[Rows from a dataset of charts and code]
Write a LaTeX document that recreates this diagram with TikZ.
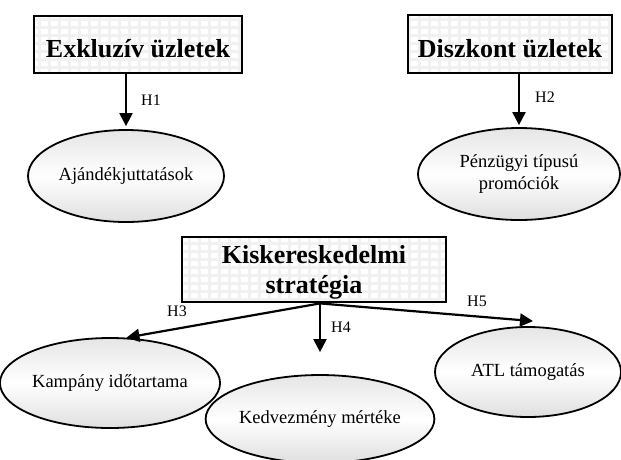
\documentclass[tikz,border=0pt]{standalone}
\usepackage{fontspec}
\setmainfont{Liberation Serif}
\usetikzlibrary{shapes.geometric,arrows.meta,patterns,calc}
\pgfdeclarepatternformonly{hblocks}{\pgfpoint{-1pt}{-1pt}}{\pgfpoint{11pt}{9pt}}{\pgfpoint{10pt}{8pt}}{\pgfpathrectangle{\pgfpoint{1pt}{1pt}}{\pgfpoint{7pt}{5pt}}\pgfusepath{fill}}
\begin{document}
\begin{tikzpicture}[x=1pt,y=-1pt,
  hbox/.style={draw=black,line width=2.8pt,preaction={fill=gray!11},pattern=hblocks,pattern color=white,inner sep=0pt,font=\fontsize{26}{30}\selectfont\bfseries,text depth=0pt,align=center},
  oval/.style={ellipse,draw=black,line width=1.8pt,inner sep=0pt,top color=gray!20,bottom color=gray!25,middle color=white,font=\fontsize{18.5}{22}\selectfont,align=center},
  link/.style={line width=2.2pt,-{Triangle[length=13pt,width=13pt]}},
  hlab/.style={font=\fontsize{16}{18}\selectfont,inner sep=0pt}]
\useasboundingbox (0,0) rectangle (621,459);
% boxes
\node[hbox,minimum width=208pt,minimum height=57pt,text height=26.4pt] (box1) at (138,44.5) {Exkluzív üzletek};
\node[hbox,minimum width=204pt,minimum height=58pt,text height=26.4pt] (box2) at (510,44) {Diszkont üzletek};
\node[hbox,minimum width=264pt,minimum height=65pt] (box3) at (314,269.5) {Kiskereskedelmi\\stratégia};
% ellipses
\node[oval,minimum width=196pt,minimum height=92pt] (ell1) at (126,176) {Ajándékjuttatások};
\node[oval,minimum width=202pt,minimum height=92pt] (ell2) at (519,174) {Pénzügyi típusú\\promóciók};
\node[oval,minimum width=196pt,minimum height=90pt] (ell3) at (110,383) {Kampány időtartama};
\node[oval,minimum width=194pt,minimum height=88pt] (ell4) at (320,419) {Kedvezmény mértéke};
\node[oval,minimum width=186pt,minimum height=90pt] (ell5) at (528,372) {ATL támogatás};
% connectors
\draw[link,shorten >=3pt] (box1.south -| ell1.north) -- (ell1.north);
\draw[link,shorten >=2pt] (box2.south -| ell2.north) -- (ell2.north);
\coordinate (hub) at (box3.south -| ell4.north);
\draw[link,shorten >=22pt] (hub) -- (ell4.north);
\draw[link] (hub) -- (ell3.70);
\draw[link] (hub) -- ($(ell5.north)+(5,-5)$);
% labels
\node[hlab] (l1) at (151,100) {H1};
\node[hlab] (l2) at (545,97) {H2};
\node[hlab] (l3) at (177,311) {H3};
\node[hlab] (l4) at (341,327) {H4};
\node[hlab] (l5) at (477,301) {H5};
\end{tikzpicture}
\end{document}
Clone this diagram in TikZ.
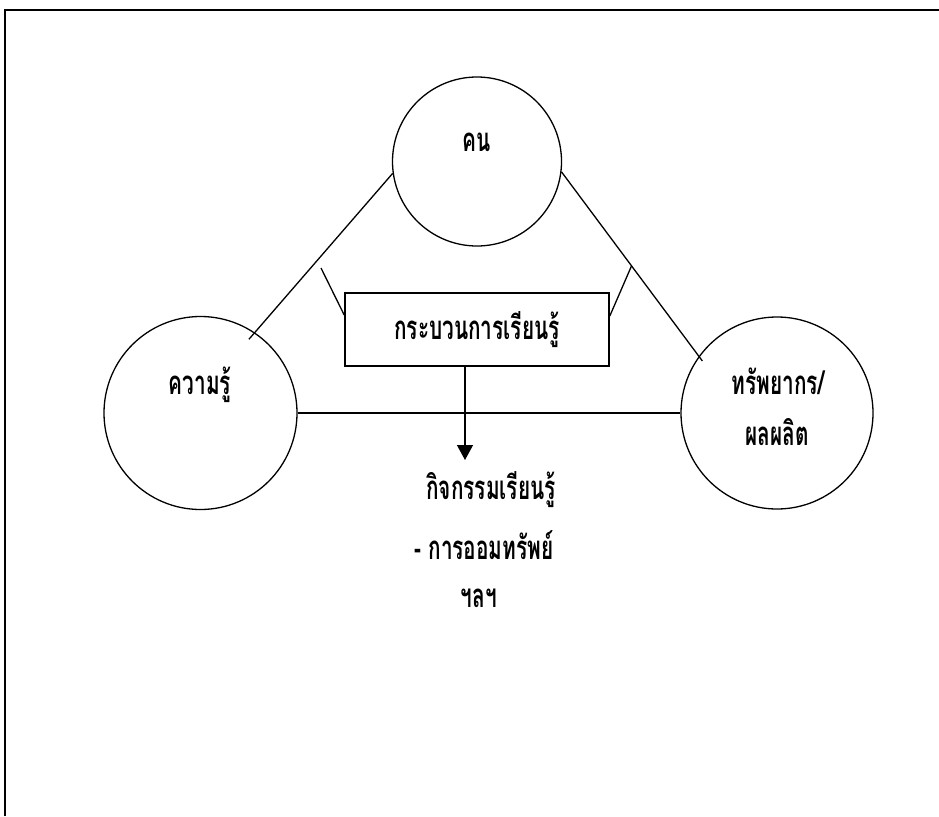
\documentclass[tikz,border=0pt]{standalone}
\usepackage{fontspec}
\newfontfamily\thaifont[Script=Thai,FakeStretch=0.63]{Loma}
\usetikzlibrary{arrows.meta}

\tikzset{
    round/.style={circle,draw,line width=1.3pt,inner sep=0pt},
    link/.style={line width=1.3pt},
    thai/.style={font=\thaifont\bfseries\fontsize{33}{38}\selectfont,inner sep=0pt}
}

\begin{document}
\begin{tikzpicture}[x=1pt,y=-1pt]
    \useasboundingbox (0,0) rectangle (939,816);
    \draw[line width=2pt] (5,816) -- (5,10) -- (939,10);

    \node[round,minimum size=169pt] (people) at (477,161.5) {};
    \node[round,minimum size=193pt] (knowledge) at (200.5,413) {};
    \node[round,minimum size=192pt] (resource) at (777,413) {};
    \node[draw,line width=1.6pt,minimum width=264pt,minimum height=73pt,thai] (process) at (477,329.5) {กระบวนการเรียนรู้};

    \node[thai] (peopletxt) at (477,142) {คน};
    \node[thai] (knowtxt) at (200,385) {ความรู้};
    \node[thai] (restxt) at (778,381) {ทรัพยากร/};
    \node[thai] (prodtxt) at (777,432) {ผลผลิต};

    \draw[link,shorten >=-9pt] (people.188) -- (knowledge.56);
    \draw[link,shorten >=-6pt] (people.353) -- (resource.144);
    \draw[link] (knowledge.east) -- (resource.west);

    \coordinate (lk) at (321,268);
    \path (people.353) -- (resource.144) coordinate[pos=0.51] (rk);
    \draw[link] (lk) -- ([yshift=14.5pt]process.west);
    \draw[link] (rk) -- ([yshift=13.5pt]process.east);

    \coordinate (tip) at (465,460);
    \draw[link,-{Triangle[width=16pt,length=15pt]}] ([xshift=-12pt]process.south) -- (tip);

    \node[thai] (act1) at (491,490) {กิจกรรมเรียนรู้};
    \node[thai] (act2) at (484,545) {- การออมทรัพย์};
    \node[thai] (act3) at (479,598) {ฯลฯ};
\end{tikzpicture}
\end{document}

THE REQUEST. Of the lines in the entries, how many include the word "diagram"? State only the number.

THE RESULT. 2